### Task goal
Leave out the pictures and copy each record below exactly.

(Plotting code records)
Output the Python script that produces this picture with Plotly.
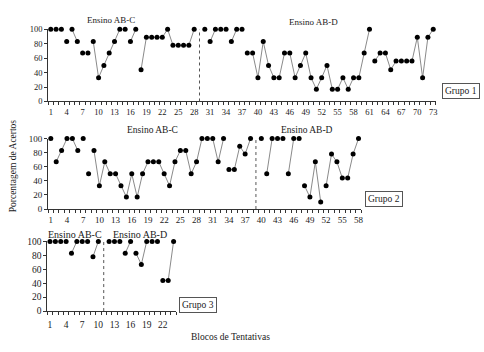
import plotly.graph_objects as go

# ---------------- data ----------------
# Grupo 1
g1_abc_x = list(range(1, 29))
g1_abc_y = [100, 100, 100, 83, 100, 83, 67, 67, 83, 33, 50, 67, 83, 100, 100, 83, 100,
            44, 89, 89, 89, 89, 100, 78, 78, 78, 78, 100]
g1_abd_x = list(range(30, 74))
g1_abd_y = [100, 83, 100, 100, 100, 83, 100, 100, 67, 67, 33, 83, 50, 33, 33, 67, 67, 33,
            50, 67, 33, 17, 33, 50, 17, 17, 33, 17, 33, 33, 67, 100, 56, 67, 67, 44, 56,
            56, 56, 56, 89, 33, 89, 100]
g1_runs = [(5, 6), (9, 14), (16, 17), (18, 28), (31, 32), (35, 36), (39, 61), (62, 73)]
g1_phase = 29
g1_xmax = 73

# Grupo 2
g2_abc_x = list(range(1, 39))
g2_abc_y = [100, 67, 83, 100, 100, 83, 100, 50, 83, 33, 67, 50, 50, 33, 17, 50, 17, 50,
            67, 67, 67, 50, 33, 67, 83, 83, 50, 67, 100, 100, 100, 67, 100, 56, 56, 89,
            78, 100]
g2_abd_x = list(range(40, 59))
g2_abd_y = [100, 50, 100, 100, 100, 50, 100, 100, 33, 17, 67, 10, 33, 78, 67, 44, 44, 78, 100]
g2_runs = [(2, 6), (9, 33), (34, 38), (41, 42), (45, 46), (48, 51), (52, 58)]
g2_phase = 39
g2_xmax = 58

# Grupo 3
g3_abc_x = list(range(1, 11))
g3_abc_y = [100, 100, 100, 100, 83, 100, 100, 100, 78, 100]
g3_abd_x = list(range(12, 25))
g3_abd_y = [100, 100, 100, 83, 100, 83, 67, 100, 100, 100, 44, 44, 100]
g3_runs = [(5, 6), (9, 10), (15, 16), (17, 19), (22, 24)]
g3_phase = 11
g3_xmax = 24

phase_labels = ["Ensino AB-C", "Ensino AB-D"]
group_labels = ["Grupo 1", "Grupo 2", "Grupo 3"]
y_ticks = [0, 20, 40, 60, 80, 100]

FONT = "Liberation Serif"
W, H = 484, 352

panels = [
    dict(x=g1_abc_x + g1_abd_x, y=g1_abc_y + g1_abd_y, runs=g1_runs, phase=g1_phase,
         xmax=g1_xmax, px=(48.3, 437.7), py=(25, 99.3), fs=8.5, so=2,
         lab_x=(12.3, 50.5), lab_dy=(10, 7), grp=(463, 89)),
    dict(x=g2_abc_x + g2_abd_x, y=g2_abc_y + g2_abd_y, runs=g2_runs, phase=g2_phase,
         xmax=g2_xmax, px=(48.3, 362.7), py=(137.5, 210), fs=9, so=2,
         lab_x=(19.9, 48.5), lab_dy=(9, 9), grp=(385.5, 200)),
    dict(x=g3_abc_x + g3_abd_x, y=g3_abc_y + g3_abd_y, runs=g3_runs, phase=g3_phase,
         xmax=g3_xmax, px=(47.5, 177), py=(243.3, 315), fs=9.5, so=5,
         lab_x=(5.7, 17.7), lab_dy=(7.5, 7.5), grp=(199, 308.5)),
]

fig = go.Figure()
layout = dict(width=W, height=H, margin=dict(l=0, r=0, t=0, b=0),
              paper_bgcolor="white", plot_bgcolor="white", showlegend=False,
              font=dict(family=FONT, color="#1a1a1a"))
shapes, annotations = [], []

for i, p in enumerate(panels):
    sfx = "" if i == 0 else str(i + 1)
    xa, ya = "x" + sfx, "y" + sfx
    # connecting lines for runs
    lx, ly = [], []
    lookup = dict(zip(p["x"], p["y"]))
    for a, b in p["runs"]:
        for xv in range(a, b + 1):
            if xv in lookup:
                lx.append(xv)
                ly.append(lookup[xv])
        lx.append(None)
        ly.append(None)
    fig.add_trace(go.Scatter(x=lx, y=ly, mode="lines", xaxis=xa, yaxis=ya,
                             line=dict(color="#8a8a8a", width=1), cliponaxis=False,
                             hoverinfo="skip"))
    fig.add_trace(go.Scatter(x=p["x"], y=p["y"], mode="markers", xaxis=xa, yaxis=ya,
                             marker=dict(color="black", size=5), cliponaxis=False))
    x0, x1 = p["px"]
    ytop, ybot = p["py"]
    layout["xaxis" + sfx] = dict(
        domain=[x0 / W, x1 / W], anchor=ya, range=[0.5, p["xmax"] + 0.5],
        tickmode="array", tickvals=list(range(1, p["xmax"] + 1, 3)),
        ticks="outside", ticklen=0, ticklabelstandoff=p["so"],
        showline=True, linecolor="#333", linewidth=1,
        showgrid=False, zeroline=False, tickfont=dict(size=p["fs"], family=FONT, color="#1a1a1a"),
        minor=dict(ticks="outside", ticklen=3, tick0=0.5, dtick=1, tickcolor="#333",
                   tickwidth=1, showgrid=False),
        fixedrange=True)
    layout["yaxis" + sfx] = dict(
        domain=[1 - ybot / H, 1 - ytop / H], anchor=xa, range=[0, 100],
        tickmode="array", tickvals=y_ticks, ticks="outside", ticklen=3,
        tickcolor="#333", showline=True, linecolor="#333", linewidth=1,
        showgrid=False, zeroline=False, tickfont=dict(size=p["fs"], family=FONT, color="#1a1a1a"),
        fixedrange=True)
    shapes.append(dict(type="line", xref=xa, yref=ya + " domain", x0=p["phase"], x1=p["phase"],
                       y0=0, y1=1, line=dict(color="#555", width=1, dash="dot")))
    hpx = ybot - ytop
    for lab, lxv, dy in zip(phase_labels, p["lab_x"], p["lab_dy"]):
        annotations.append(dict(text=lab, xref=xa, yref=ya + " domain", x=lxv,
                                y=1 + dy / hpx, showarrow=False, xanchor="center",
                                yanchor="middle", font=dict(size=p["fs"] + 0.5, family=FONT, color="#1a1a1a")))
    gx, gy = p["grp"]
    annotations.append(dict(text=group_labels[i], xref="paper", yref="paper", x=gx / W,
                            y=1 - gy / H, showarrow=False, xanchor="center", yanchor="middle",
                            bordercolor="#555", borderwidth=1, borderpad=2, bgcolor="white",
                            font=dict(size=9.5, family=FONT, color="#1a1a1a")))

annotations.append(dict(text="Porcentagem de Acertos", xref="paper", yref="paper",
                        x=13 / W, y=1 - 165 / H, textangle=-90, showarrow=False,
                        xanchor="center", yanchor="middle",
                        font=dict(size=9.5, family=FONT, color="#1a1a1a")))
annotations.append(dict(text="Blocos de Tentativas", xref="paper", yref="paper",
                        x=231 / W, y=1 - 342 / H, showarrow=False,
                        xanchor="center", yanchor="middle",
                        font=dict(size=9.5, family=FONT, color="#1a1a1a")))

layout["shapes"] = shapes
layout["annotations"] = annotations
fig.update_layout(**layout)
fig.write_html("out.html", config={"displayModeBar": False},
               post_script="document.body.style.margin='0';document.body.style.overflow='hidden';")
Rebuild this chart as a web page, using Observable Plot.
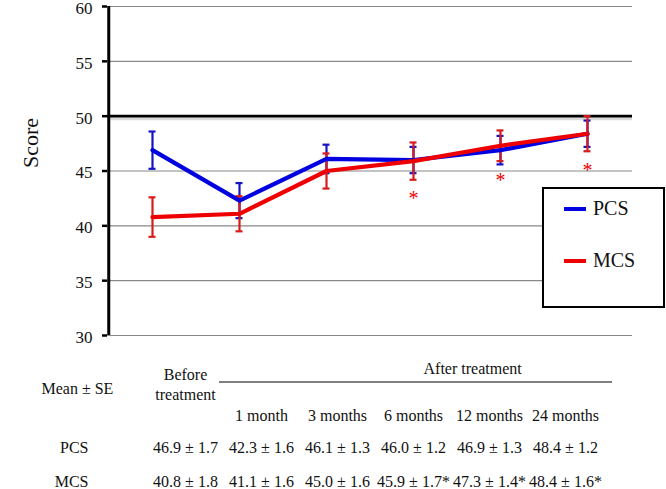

### Correct result
Output the Python script that produces this picture with Plotly.
import plotly.graph_objects as go

# ---------------- data ----------------
# Grupo 1
g1_abc_x = list(range(1, 29))
g1_abc_y = [100, 100, 100, 83, 100, 83, 67, 67, 83, 33, 50, 67, 83, 100, 100, 83, 100,
            44, 89, 89, 89, 89, 100, 78, 78, 78, 78, 100]
g1_abd_x = list(range(30, 74))
g1_abd_y = [100, 83, 100, 100, 100, 83, 100, 100, 67, 67, 33, 83, 50, 33, 33, 67, 67, 33,
            50, 67, 33, 17, 33, 50, 17, 17, 33, 17, 33, 33, 67, 100, 56, 67, 67, 44, 56,
            56, 56, 56, 89, 33, 89, 100]
g1_runs = [(5, 6), (9, 14), (16, 17), (18, 28), (31, 32), (35, 36), (39, 61), (62, 73)]
g1_phase = 29
g1_xmax = 73

# Grupo 2
g2_abc_x = list(range(1, 39))
g2_abc_y = [100, 67, 83, 100, 100, 83, 100, 50, 83, 33, 67, 50, 50, 33, 17, 50, 17, 50,
            67, 67, 67, 50, 33, 67, 83, 83, 50, 67, 100, 100, 100, 67, 100, 56, 56, 89,
            78, 100]
g2_abd_x = list(range(40, 59))
g2_abd_y = [100, 50, 100, 100, 100, 50, 100, 100, 33, 17, 67, 10, 33, 78, 67, 44, 44, 78, 100]
g2_runs = [(2, 6), (9, 33), (34, 38), (41, 42), (45, 46), (48, 51), (52, 58)]
g2_phase = 39
g2_xmax = 58

# Grupo 3
g3_abc_x = list(range(1, 11))
g3_abc_y = [100, 100, 100, 100, 83, 100, 100, 100, 78, 100]
g3_abd_x = list(range(12, 25))
g3_abd_y = [100, 100, 100, 83, 100, 83, 67, 100, 100, 100, 44, 44, 100]
g3_runs = [(5, 6), (9, 10), (15, 16), (17, 19), (22, 24)]
g3_phase = 11
g3_xmax = 24

phase_labels = ["Ensino AB-C", "Ensino AB-D"]
group_labels = ["Grupo 1", "Grupo 2", "Grupo 3"]
y_ticks = [0, 20, 40, 60, 80, 100]

FONT = "Liberation Serif"
W, H = 484, 352

panels = [
    dict(x=g1_abc_x + g1_abd_x, y=g1_abc_y + g1_abd_y, runs=g1_runs, phase=g1_phase,
         xmax=g1_xmax, px=(48.3, 437.7), py=(25, 99.3), fs=8.5, so=2,
         lab_x=(12.3, 50.5), lab_dy=(10, 7), grp=(463, 89)),
    dict(x=g2_abc_x + g2_abd_x, y=g2_abc_y + g2_abd_y, runs=g2_runs, phase=g2_phase,
         xmax=g2_xmax, px=(48.3, 362.7), py=(137.5, 210), fs=9, so=2,
         lab_x=(19.9, 48.5), lab_dy=(9, 9), grp=(385.5, 200)),
    dict(x=g3_abc_x + g3_abd_x, y=g3_abc_y + g3_abd_y, runs=g3_runs, phase=g3_phase,
         xmax=g3_xmax, px=(47.5, 177), py=(243.3, 315), fs=9.5, so=5,
         lab_x=(5.7, 17.7), lab_dy=(7.5, 7.5), grp=(199, 308.5)),
]

fig = go.Figure()
layout = dict(width=W, height=H, margin=dict(l=0, r=0, t=0, b=0),
              paper_bgcolor="white", plot_bgcolor="white", showlegend=False,
              font=dict(family=FONT, color="#1a1a1a"))
shapes, annotations = [], []

for i, p in enumerate(panels):
    sfx = "" if i == 0 else str(i + 1)
    xa, ya = "x" + sfx, "y" + sfx
    # connecting lines for runs
    lx, ly = [], []
    lookup = dict(zip(p["x"], p["y"]))
    for a, b in p["runs"]:
        for xv in range(a, b + 1):
            if xv in lookup:
                lx.append(xv)
                ly.append(lookup[xv])
        lx.append(None)
        ly.append(None)
    fig.add_trace(go.Scatter(x=lx, y=ly, mode="lines", xaxis=xa, yaxis=ya,
                             line=dict(color="#8a8a8a", width=1), cliponaxis=False,
                             hoverinfo="skip"))
    fig.add_trace(go.Scatter(x=p["x"], y=p["y"], mode="markers", xaxis=xa, yaxis=ya,
                             marker=dict(color="black", size=5), cliponaxis=False))
    x0, x1 = p["px"]
    ytop, ybot = p["py"]
    layout["xaxis" + sfx] = dict(
        domain=[x0 / W, x1 / W], anchor=ya, range=[0.5, p["xmax"] + 0.5],
        tickmode="array", tickvals=list(range(1, p["xmax"] + 1, 3)),
        ticks="outside", ticklen=0, ticklabelstandoff=p["so"],
        showline=True, linecolor="#333", linewidth=1,
        showgrid=False, zeroline=False, tickfont=dict(size=p["fs"], family=FONT, color="#1a1a1a"),
        minor=dict(ticks="outside", ticklen=3, tick0=0.5, dtick=1, tickcolor="#333",
                   tickwidth=1, showgrid=False),
        fixedrange=True)
    layout["yaxis" + sfx] = dict(
        domain=[1 - ybot / H, 1 - ytop / H], anchor=xa, range=[0, 100],
        tickmode="array", tickvals=y_ticks, ticks="outside", ticklen=3,
        tickcolor="#333", showline=True, linecolor="#333", linewidth=1,
        showgrid=False, zeroline=False, tickfont=dict(size=p["fs"], family=FONT, color="#1a1a1a"),
        fixedrange=True)
    shapes.append(dict(type="line", xref=xa, yref=ya + " domain", x0=p["phase"], x1=p["phase"],
                       y0=0, y1=1, line=dict(color="#555", width=1, dash="dot")))
    hpx = ybot - ytop
    for lab, lxv, dy in zip(phase_labels, p["lab_x"], p["lab_dy"]):
        annotations.append(dict(text=lab, xref=xa, yref=ya + " domain", x=lxv,
                                y=1 + dy / hpx, showarrow=False, xanchor="center",
                                yanchor="middle", font=dict(size=p["fs"] + 0.5, family=FONT, color="#1a1a1a")))
    gx, gy = p["grp"]
    annotations.append(dict(text=group_labels[i], xref="paper", yref="paper", x=gx / W,
                            y=1 - gy / H, showarrow=False, xanchor="center", yanchor="middle",
                            bordercolor="#555", borderwidth=1, borderpad=2, bgcolor="white",
                            font=dict(size=9.5, family=FONT, color="#1a1a1a")))

annotations.append(dict(text="Porcentagem de Acertos", xref="paper", yref="paper",
                        x=13 / W, y=1 - 165 / H, textangle=-90, showarrow=False,
                        xanchor="center", yanchor="middle",
                        font=dict(size=9.5, family=FONT, color="#1a1a1a")))
annotations.append(dict(text="Blocos de Tentativas", xref="paper", yref="paper",
                        x=231 / W, y=1 - 342 / H, showarrow=False,
                        xanchor="center", yanchor="middle",
                        font=dict(size=9.5, family=FONT, color="#1a1a1a")))

layout["shapes"] = shapes
layout["annotations"] = annotations
fig.update_layout(**layout)
fig.write_html("out.html", config={"displayModeBar": False},
               post_script="document.body.style.margin='0';document.body.style.overflow='hidden';")
Rebuild this chart as a web page, using Observable Plot.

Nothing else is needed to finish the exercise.